Posted by Paul Malo on April 25, 2002 at 06:27:07:In Reply to: ArchWeek - Case Study: The Eames House posted by Kevin Matthews on April 24, 2002 at 20:53:29:
By coincidence (since just posting an adjoining reference to "good" versus "interesting" architecture) the Eames house has become a modern classic, as "good" work--not "interesting" in the sense of being shocking or remarkably different. It never was. The house was fairly "ordinary" when built (I remember), noted only slightly for it's industrial/whimsical aesthetic (very Eames). As I recall, up to this time, the Bauhaus manifesto was dreadfully earnest, almost religiously ascetic. High modernists regarded industrial products with solemn reverence. Theirs was a Germanic Sachlichkeit .

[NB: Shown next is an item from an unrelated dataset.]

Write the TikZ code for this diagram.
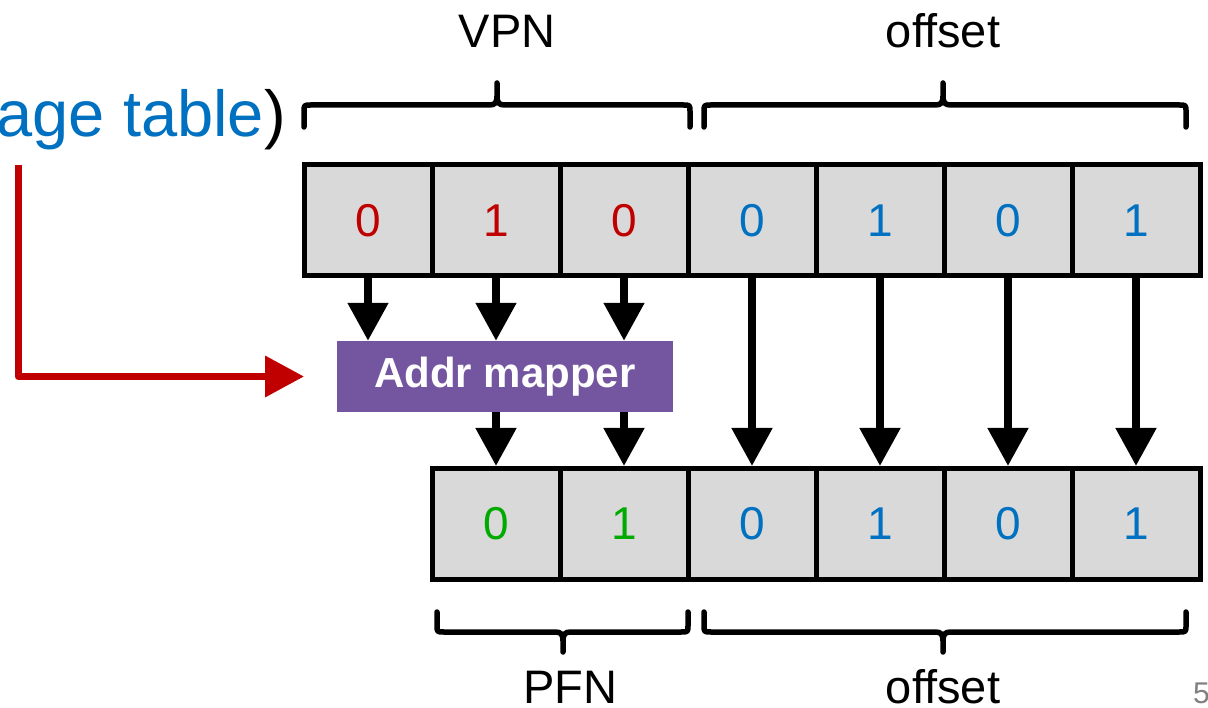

Charles and Ray Eames were witty, lighthearted designers and built a house embued with human charm, oddly assembled with industrially produced components. This probably was its principle impact. The building, devoid of its contents, may not fully convey this character. The Eames loved toys, for example, and folk art--they put a very personal stamp on the place.
The building itself is not capricious whimsy, however, but is highly rational and disciplined--in a word, "classical" It's really Miesian, in this sense, and has been a great example of how
classicism does not requre an augustly formal way of life.